◆ WHAT YOU SHOULD DO
Count how many lines hold the string "this". Give that number alone.

◆ LISTING
——

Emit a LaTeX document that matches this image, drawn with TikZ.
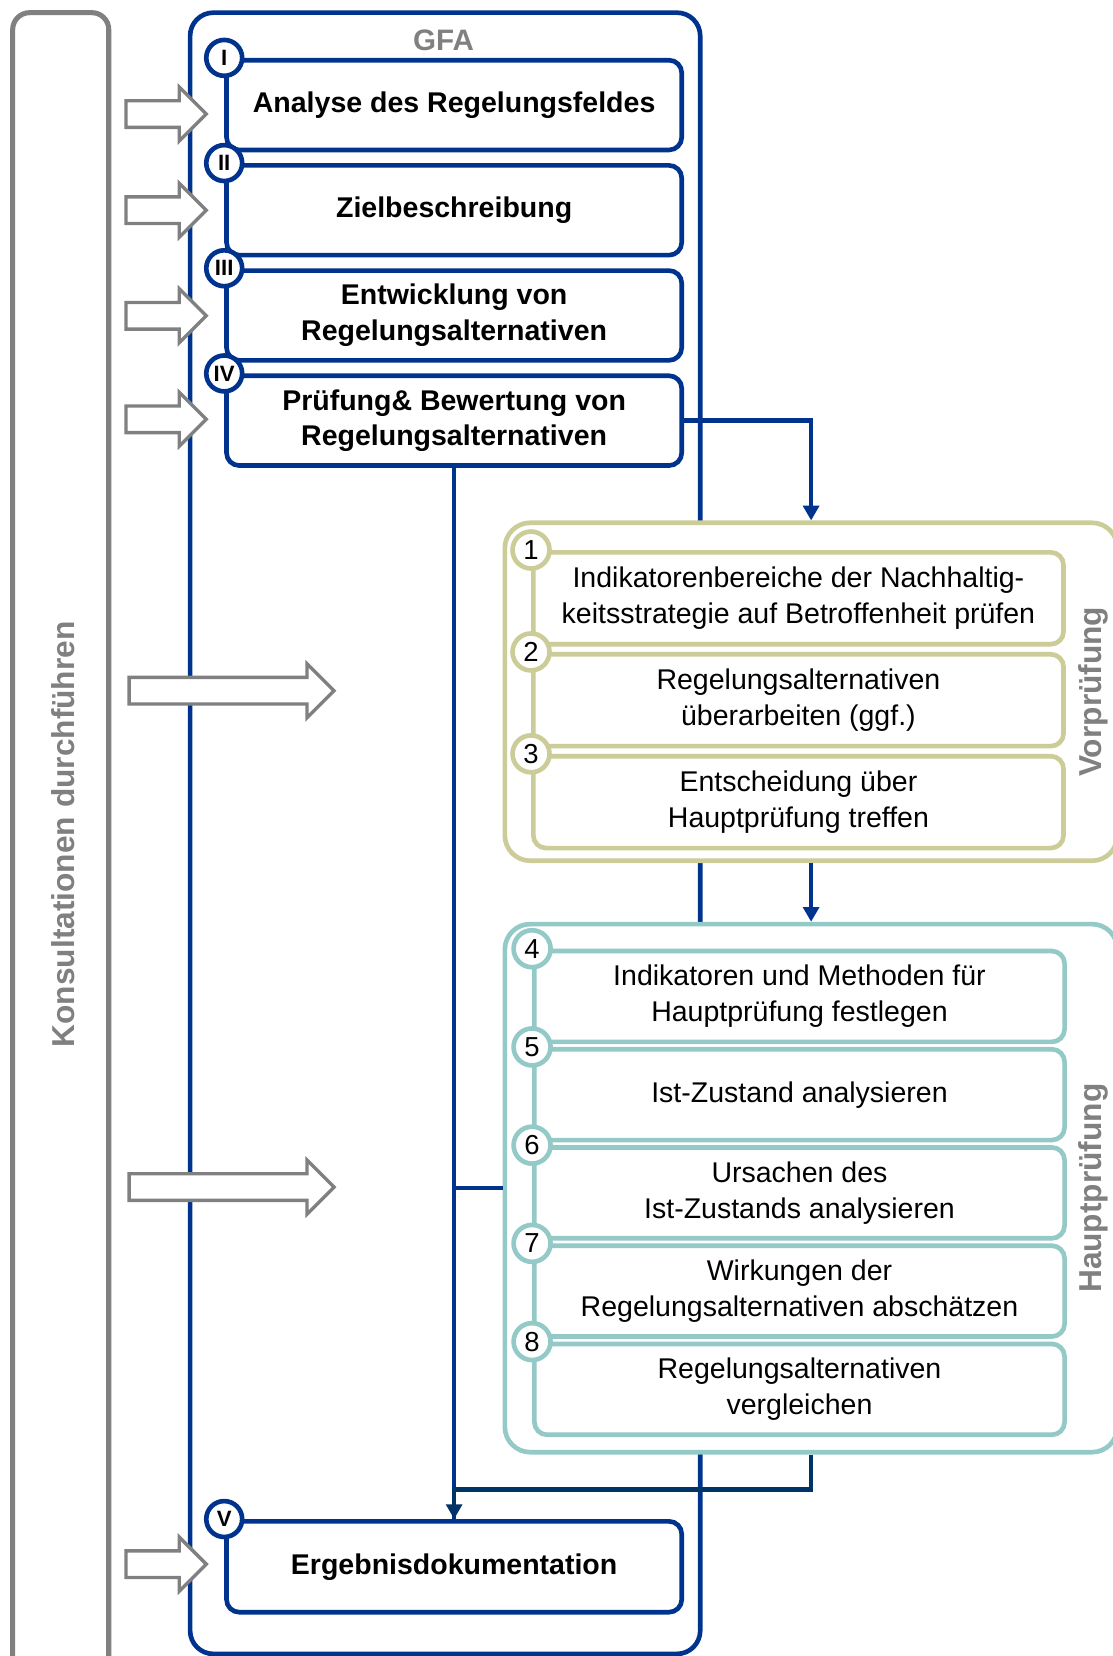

——

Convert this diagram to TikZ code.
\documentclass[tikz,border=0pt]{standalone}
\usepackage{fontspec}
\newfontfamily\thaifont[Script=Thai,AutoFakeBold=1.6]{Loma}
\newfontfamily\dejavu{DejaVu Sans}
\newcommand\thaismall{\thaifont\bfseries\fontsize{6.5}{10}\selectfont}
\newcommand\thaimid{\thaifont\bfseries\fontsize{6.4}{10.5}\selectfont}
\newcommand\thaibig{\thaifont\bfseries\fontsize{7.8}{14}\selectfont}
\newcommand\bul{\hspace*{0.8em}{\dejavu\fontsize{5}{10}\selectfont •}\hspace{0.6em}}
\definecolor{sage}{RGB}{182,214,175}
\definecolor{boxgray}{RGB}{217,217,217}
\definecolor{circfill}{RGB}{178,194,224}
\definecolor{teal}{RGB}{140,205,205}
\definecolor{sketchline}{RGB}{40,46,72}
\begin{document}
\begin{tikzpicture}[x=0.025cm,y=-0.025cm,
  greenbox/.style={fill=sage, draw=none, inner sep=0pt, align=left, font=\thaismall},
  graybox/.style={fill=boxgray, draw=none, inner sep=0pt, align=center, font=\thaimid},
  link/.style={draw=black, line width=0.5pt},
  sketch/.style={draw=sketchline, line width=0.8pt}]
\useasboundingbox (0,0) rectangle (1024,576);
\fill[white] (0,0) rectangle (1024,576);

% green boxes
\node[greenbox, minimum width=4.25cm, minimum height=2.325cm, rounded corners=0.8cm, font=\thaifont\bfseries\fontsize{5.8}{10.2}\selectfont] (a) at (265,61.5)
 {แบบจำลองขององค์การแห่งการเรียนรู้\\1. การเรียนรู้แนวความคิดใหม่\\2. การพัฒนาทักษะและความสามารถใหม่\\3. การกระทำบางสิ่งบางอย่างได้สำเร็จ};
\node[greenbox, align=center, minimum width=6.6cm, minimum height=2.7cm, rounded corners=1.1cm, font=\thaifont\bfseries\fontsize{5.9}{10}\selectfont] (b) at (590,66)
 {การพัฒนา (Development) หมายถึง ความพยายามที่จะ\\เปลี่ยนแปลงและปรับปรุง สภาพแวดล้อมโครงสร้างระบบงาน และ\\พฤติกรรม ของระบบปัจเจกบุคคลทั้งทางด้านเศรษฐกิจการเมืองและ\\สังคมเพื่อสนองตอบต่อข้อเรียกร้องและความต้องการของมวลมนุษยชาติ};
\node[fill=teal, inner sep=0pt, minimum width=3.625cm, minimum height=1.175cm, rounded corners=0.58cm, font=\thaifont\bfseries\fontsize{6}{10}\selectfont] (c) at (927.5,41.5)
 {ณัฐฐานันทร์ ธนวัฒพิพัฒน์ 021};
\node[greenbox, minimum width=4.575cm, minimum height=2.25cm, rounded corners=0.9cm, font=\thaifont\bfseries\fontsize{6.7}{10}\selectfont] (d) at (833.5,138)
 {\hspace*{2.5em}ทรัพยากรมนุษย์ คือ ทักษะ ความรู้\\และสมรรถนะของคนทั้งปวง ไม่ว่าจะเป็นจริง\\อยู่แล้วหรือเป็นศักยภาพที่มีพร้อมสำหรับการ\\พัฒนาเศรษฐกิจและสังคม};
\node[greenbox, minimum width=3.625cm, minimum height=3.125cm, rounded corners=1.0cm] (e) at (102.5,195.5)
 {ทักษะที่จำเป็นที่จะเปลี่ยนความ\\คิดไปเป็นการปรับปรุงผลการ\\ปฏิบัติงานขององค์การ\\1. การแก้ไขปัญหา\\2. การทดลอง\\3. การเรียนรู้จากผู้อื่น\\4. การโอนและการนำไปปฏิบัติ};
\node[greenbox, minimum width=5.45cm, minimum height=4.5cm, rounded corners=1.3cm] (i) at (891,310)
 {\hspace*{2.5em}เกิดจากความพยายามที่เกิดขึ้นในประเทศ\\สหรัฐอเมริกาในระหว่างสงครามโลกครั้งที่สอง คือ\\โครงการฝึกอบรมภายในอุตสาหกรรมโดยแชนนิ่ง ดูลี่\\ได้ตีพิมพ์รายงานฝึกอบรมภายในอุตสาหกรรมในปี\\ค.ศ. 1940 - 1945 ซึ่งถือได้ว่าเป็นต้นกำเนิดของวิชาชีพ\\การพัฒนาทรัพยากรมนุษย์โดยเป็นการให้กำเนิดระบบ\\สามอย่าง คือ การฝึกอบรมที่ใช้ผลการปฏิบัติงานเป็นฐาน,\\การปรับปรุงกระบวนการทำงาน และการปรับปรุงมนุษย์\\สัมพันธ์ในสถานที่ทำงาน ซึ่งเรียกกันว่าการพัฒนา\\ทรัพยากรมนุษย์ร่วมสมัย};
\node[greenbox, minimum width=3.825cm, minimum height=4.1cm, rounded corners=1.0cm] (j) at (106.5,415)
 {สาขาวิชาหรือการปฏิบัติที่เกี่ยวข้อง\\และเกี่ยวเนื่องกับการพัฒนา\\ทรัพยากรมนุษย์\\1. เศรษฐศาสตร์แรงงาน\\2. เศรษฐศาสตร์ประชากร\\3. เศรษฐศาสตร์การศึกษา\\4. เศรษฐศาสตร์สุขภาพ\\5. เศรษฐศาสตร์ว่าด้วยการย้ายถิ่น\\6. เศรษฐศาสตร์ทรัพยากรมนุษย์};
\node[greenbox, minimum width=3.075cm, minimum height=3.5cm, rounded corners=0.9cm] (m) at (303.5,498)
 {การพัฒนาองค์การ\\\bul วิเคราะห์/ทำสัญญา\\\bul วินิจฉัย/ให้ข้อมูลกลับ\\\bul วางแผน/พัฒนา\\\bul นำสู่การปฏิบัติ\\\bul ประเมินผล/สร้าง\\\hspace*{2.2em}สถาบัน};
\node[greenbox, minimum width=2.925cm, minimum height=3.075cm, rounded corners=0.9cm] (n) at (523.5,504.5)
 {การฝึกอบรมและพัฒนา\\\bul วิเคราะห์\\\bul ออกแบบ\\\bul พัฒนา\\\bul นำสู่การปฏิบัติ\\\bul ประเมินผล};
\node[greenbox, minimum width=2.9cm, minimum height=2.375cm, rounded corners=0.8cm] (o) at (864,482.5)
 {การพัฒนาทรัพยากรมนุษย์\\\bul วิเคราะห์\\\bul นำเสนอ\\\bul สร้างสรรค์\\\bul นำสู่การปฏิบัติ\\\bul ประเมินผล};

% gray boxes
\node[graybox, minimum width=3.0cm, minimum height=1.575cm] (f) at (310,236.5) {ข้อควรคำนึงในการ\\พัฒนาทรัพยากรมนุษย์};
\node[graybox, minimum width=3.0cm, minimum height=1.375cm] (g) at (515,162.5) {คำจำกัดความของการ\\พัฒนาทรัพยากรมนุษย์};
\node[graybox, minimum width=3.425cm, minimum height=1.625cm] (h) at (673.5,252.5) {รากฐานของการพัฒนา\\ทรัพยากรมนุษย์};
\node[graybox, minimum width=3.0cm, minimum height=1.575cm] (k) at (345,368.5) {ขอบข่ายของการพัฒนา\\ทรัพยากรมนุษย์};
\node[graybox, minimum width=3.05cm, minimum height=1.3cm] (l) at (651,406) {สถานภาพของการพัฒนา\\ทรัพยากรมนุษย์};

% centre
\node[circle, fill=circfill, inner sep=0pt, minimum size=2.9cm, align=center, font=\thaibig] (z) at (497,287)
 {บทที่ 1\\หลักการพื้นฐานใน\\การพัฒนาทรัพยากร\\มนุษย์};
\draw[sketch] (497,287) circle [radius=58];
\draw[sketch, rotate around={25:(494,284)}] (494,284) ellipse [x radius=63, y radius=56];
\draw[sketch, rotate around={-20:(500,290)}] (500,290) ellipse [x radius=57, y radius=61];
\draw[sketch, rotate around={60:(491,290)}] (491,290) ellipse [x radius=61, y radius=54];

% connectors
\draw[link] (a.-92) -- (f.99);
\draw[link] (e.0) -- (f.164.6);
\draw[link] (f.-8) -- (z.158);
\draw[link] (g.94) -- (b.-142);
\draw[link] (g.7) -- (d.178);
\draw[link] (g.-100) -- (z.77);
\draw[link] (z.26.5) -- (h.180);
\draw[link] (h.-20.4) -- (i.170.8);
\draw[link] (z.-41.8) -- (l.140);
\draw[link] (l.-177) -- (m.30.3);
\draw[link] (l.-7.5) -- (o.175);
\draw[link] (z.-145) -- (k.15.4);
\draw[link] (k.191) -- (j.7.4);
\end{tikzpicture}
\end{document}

——

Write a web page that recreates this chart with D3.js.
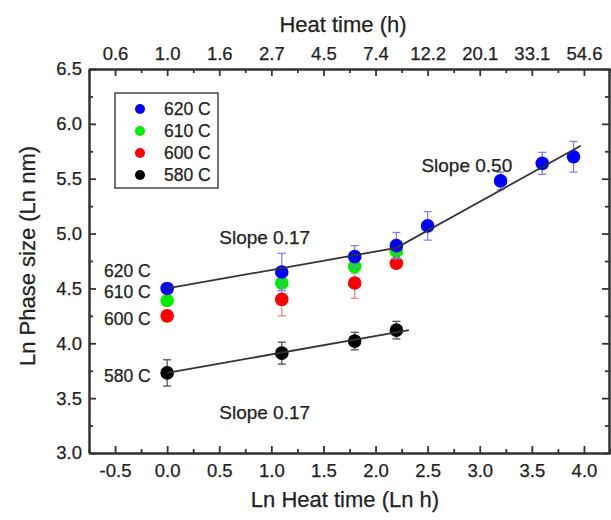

——

◆ ANSWER TO THE TASK
3